## Start SOURCE DATA

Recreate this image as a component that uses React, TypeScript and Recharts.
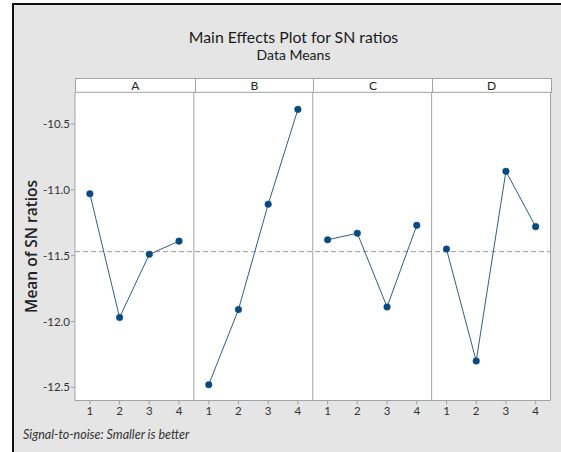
import React from "react"
import { LineChart, Line, XAxis, YAxis, ReferenceLine, ReferenceArea } from "recharts"

const factors = ["A", "B", "C", "D"]
const levels = [1, 2, 3, 4]
const meanA = [-11.03, -11.97, -11.49, -11.39]
const meanB = [-12.48, -11.91, -11.11, -10.39]
const meanC = [-11.38, -11.33, -11.89, -11.27]
const meanD = [-11.45, -12.3, -10.86, -11.28]
const overallMean = -11.47
const yTicks = [-12.5, -12.0, -11.5, -11.0, -10.5]

const seriesValues = [meanA, meanB, meanC, meanD]

// one row per factor level, x runs 1..16 across the four panels
const rows = factors.flatMap((f, fi) =>
  levels.map((lv, li) => ({ x: fi * levels.length + lv, [f]: seriesValues[fi][li] }))
)
const xTicks = rows.map((r) => r.x)

const FONT = "Lato, 'Open Sans', sans-serif"
const FRAME = "#a3a3a3"
const LINE = "#2f5f80"
const DOT = "#0b4a80"

const W = 561
const H = 452
const PLOT_LEFT = 75
const PLOT_RIGHT = 550.5
const PLOT_TOP = 92.3
const PLOT_BOTTOM = 400.5
const X_AXIS_H = 30

export default function App() {
  const panelW = (PLOT_RIGHT - PLOT_LEFT) / factors.length
  return (
    <div style={{ position: "absolute", left: 0, top: 0, width: W, height: H, background: "#fff", overflow: "hidden", fontFamily: FONT }}>
      <div
        style={{
          position: "absolute",
          left: 12,
          top: 3,
          width: W,
          height: H,
          background: "#e5e5e5",
          borderLeft: "2px solid #111",
          borderTop: "2px solid #111",
        }}
      />
      <div style={{ position: "absolute", left: 0, width: W, top: 27, textAlign: "center", paddingLeft: 26, boxSizing: "border-box", fontSize: 15.8, color: "#1a1a1a", lineHeight: "20px" }}>
        Main Effects Plot for SN ratios
      </div>
      <div style={{ position: "absolute", left: 0, width: W, top: 46, textAlign: "center", paddingLeft: 26, boxSizing: "border-box", fontSize: 14, color: "#1a1a1a", lineHeight: "18px" }}>
        Data Means
      </div>

      {/* facet header strip */}
      <div
        style={{
          position: "absolute",
          left: PLOT_LEFT,
          top: 78,
          width: PLOT_RIGHT - PLOT_LEFT + 1,
          height: PLOT_TOP - 78 + 1,
          display: "flex",
          background: "#fff",
          border: `1px solid ${FRAME}`,
          boxSizing: "border-box",
        }}
      >
        {factors.map((f, i) => (
          <div
            key={f}
            style={{
              width: panelW,
              textAlign: "center",
              fontSize: 12,
              lineHeight: "13px",
              color: "#222",
              borderLeft: i === 0 ? "none" : `1px solid ${FRAME}`,
              boxSizing: "border-box",
            }}
          >
            {f}
          </div>
        ))}
      </div>

      <div style={{ position: "absolute", left: 0, top: 0 }}>
        <LineChart
          width={W}
          height={H}
          data={rows}
          margin={{ top: PLOT_TOP, right: W - PLOT_RIGHT, bottom: H - PLOT_BOTTOM - X_AXIS_H, left: 0 }}
        >
          <XAxis
            dataKey="x"
            type="number"
            domain={[0.5, 16.5]}
            ticks={xTicks}
            interval={0}
            height={X_AXIS_H}
            allowDataOverflow
            tickFormatter={(v: number) => String(((v - 1) % 4) + 1)}
            axisLine={false}
            tickLine={{ stroke: FRAME }}
            tickSize={4}
            tick={{ fontSize: 11.5, fill: "#333", fontFamily: FONT }}
          />
          <YAxis
            type="number"
            domain={[-12.6, -10.26]}
            ticks={yTicks}
            allowDataOverflow
            width={PLOT_LEFT}
            tickFormatter={(v: number) => v.toFixed(1)}
            axisLine={false}
            tickLine={{ stroke: FRAME }}
            tickSize={4}
            tickMargin={1}
            tick={{ fontSize: 11.5, fill: "#333", fontFamily: FONT }}
            label={{
              value: "Mean of SN ratios",
              angle: -90,
              position: "center",
              dx: -6,
              style: { fontSize: 15.5, fontWeight: 600, fill: "#222", fontFamily: "'Open Sans', sans-serif" },
            }}
          />
          <ReferenceArea x1={0.5} x2={16.5} y1={-12.6} y2={-10.26} fill="#fff" fillOpacity={1} stroke={FRAME} />
          {[4.5, 8.5, 12.5].map((x) => (
            <ReferenceLine key={x} x={x} stroke={FRAME} />
          ))}
          <ReferenceLine y={overallMean} stroke="#999" strokeDasharray="5 3" />
          {factors.map((f) => (
            <Line
              key={f}
              dataKey={f}
              type="linear"
              stroke={LINE}
              strokeWidth={1}
              dot={{ r: 3.3, fill: DOT, stroke: DOT, strokeWidth: 0.5 }}
              activeDot={false}
              connectNulls={false}
              isAnimationActive={false}
            />
          ))}
        </LineChart>
      </div>

      <div style={{ position: "absolute", left: 23, top: 426, fontSize: 12.5, fontStyle: "italic", color: "#333", lineHeight: "17px" }}>
        Signal-to-noise: Smaller is better
      </div>
    </div>
  )
}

## End SOURCE DATA

Repeat, word for word and with no pictures, only the lines running from the beginning of the data to the line that contains "YAxis, ReferenceLine, ReferenceArea".

Recreate this image as a component that uses React, TypeScript and Recharts.
import React from "react"
import { LineChart, Line, XAxis, YAxis, ReferenceLine, ReferenceArea } from "recharts"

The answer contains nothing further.